* _AVAILABLE DATA_
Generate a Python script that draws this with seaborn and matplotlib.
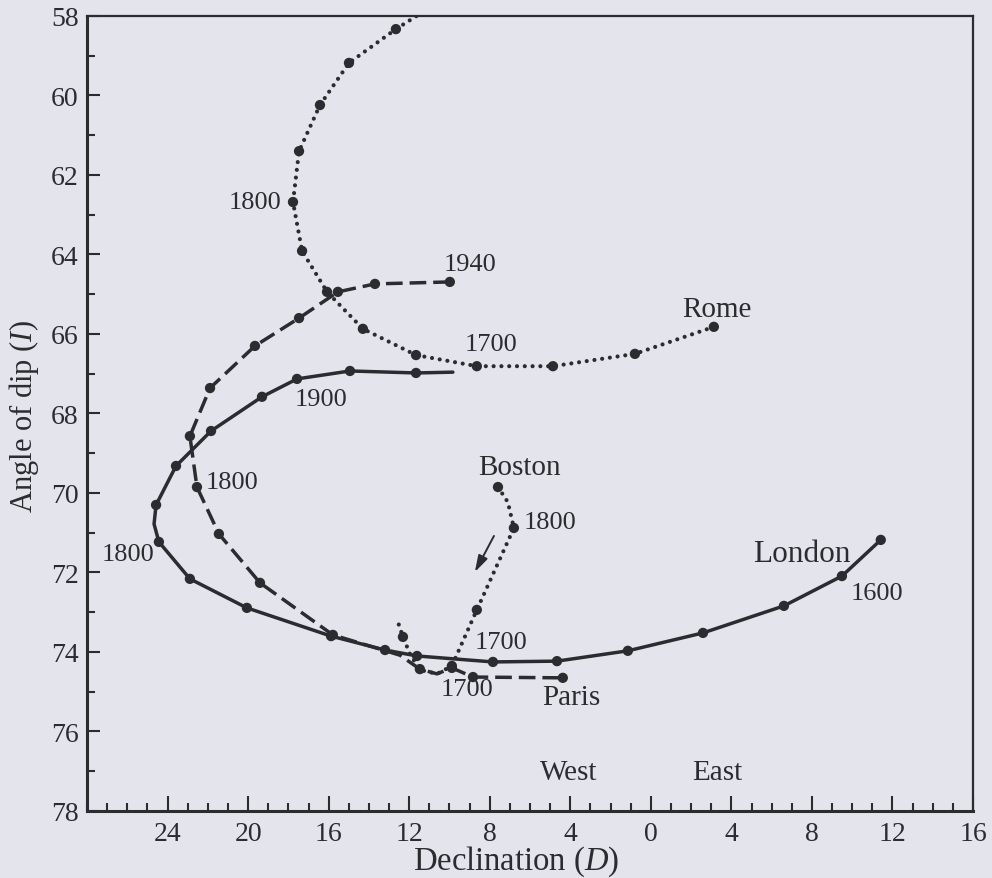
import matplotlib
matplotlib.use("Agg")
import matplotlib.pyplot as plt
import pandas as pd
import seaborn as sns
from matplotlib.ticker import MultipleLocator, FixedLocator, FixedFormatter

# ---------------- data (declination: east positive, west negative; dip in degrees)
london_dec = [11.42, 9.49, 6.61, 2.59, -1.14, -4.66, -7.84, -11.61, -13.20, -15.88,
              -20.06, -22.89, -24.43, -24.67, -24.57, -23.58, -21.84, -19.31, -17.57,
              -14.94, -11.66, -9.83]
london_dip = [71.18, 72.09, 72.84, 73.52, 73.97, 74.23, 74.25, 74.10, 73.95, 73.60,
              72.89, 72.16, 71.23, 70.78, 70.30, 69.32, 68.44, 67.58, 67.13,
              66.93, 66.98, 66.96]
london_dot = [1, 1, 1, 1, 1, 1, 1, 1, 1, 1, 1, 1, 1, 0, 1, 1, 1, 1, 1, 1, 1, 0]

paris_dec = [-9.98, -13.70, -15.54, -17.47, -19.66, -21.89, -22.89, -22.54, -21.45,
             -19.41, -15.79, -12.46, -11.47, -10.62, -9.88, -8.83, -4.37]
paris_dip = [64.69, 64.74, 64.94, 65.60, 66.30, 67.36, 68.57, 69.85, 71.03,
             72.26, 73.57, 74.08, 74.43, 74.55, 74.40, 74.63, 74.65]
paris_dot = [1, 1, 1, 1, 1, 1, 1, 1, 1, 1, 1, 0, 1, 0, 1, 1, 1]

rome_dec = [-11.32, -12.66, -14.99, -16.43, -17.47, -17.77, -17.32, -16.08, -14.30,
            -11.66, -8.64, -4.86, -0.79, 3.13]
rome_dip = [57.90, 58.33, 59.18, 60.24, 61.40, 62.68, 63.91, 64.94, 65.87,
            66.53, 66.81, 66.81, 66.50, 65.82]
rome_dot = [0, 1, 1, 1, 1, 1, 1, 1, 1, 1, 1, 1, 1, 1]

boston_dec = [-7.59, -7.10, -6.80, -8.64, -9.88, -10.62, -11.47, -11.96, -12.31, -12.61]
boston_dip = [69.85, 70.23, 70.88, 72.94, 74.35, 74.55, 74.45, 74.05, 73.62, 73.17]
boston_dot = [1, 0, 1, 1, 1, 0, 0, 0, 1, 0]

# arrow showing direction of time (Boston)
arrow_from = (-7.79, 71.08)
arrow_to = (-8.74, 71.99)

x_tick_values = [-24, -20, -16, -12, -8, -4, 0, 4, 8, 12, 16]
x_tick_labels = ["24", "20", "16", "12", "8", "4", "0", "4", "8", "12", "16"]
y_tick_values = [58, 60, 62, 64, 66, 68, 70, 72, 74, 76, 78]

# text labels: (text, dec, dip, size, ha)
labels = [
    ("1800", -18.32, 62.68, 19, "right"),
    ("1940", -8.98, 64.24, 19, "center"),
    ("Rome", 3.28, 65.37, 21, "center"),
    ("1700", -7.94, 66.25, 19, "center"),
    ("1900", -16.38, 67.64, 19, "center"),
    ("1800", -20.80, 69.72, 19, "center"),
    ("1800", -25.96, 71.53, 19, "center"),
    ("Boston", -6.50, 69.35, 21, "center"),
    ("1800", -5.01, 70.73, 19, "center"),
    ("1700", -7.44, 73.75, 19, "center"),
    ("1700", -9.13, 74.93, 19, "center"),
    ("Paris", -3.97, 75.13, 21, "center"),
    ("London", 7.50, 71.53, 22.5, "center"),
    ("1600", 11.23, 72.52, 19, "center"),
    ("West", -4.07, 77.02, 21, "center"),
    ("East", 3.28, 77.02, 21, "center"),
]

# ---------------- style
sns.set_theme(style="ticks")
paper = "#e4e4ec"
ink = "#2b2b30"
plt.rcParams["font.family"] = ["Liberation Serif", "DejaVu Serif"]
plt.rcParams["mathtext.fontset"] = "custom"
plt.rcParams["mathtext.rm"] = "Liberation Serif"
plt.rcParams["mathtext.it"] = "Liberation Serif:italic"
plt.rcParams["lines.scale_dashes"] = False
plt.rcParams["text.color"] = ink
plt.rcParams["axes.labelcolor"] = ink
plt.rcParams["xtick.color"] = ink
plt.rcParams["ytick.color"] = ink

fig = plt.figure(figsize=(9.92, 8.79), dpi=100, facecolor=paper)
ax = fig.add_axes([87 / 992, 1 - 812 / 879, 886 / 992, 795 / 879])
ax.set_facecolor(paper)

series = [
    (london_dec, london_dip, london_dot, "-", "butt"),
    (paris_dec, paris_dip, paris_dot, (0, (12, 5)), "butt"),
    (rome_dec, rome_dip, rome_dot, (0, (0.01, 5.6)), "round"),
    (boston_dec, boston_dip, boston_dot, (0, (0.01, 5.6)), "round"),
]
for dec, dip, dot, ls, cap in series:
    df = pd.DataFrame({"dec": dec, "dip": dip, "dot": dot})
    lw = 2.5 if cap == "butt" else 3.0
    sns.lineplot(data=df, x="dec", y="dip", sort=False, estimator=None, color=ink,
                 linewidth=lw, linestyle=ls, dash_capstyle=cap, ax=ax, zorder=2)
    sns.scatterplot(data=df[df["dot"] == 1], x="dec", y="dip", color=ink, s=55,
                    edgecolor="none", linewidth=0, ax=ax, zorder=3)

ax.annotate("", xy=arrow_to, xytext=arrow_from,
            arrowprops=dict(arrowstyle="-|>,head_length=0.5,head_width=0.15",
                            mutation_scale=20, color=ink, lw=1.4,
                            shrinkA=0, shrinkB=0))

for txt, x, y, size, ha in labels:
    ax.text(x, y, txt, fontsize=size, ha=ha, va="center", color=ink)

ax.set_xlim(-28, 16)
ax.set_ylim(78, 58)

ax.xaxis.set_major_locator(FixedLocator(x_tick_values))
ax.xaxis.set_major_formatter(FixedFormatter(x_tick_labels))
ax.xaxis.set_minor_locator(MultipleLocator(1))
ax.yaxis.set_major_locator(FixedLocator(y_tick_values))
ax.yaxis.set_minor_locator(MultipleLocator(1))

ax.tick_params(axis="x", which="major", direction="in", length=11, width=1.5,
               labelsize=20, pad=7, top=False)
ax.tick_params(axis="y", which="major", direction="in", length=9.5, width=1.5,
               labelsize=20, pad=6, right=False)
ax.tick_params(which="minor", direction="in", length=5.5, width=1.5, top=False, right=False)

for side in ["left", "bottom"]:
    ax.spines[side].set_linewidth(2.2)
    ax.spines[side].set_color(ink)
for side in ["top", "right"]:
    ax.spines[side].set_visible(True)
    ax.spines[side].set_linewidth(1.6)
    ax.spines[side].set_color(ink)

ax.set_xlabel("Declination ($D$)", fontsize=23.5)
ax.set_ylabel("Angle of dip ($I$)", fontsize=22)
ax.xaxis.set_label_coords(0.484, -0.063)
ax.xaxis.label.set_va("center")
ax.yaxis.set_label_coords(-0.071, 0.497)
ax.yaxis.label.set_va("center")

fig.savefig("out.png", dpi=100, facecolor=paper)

* _STATED EXERCISE_
Starting with the first line of the data above and ending with the line containing "from matplotlib.ticker import", please restate every line exactly, leaving images out.

* _CORRECT ANSWER_
Generate a Python script that draws this with seaborn and matplotlib.
import matplotlib
matplotlib.use("Agg")
import matplotlib.pyplot as plt
import pandas as pd
import seaborn as sns
from matplotlib.ticker import MultipleLocator, FixedLocator, FixedFormatter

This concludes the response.